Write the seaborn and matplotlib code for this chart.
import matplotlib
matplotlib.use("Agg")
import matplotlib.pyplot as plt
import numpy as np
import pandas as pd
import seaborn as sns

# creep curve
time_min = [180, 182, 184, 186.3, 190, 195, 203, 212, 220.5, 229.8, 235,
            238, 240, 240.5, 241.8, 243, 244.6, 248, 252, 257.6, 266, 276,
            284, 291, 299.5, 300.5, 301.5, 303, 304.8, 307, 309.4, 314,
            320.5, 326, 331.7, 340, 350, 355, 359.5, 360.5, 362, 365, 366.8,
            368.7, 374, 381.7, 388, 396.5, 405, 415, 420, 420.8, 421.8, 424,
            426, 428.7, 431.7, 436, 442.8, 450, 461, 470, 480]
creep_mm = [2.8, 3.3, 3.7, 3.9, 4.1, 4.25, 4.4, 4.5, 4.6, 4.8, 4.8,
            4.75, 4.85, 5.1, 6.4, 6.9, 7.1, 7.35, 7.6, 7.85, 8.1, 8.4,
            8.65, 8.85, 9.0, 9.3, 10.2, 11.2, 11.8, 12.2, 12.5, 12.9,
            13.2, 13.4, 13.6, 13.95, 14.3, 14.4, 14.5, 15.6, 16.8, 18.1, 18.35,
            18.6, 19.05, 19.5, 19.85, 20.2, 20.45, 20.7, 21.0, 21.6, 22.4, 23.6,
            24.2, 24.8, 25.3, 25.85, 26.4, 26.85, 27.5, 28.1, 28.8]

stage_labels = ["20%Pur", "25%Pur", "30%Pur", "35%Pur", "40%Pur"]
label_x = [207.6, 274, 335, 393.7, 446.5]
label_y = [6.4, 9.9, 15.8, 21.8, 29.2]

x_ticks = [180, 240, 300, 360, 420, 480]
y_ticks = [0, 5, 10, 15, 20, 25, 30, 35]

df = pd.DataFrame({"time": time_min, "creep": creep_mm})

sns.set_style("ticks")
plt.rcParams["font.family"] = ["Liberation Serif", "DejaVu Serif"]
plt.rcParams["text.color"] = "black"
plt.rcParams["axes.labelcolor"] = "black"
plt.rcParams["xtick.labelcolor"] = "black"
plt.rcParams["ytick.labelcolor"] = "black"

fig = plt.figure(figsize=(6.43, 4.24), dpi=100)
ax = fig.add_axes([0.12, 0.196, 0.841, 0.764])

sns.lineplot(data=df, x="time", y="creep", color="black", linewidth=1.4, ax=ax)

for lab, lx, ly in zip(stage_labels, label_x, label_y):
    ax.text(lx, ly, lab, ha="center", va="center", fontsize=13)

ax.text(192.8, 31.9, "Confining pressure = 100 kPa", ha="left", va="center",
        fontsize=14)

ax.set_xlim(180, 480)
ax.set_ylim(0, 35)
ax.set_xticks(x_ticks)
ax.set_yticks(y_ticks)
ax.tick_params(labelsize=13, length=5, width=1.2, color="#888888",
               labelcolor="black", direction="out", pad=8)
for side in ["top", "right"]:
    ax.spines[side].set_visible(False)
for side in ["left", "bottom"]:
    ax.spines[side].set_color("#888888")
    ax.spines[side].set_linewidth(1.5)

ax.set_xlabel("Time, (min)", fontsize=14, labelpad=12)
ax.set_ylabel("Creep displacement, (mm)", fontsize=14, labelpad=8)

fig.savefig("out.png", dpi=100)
══════════
▶ What this task involves:
Please repeat the material above, word for word and in full.

▶ Written answer:
Write the seaborn and matplotlib code for this chart.
import matplotlib
matplotlib.use("Agg")
import matplotlib.pyplot as plt
import numpy as np
import pandas as pd
import seaborn as sns

# creep curve
time_min = [180, 182, 184, 186.3, 190, 195, 203, 212, 220.5, 229.8, 235,
            238, 240, 240.5, 241.8, 243, 244.6, 248, 252, 257.6, 266, 276,
            284, 291, 299.5, 300.5, 301.5, 303, 304.8, 307, 309.4, 314,
            320.5, 326, 331.7, 340, 350, 355, 359.5, 360.5, 362, 365, 366.8,
            368.7, 374, 381.7, 388, 396.5, 405, 415, 420, 420.8, 421.8, 424,
            426, 428.7, 431.7, 436, 442.8, 450, 461, 470, 480]
creep_mm = [2.8, 3.3, 3.7, 3.9, 4.1, 4.25, 4.4, 4.5, 4.6, 4.8, 4.8,
            4.75, 4.85, 5.1, 6.4, 6.9, 7.1, 7.35, 7.6, 7.85, 8.1, 8.4,
            8.65, 8.85, 9.0, 9.3, 10.2, 11.2, 11.8, 12.2, 12.5, 12.9,
            13.2, 13.4, 13.6, 13.95, 14.3, 14.4, 14.5, 15.6, 16.8, 18.1, 18.35,
            18.6, 19.05, 19.5, 19.85, 20.2, 20.45, 20.7, 21.0, 21.6, 22.4, 23.6,
            24.2, 24.8, 25.3, 25.85, 26.4, 26.85, 27.5, 28.1, 28.8]

stage_labels = ["20%Pur", "25%Pur", "30%Pur", "35%Pur", "40%Pur"]
label_x = [207.6, 274, 335, 393.7, 446.5]
label_y = [6.4, 9.9, 15.8, 21.8, 29.2]

x_ticks = [180, 240, 300, 360, 420, 480]
y_ticks = [0, 5, 10, 15, 20, 25, 30, 35]

df = pd.DataFrame({"time": time_min, "creep": creep_mm})

sns.set_style("ticks")
plt.rcParams["font.family"] = ["Liberation Serif", "DejaVu Serif"]
plt.rcParams["text.color"] = "black"
plt.rcParams["axes.labelcolor"] = "black"
plt.rcParams["xtick.labelcolor"] = "black"
plt.rcParams["ytick.labelcolor"] = "black"

fig = plt.figure(figsize=(6.43, 4.24), dpi=100)
ax = fig.add_axes([0.12, 0.196, 0.841, 0.764])

sns.lineplot(data=df, x="time", y="creep", color="black", linewidth=1.4, ax=ax)

for lab, lx, ly in zip(stage_labels, label_x, label_y):
    ax.text(lx, ly, lab, ha="center", va="center", fontsize=13)

ax.text(192.8, 31.9, "Confining pressure = 100 kPa", ha="left", va="center",
        fontsize=14)

ax.set_xlim(180, 480)
ax.set_ylim(0, 35)
ax.set_xticks(x_ticks)
ax.set_yticks(y_ticks)
ax.tick_params(labelsize=13, length=5, width=1.2, color="#888888",
               labelcolor="black", direction="out", pad=8)
for side in ["top", "right"]:
    ax.spines[side].set_visible(False)
for side in ["left", "bottom"]:
    ax.spines[side].set_color("#888888")
    ax.spines[side].set_linewidth(1.5)

ax.set_xlabel("Time, (min)", fontsize=14, labelpad=12)
ax.set_ylabel("Creep displacement, (mm)", fontsize=14, labelpad=8)

fig.savefig("out.png", dpi=100)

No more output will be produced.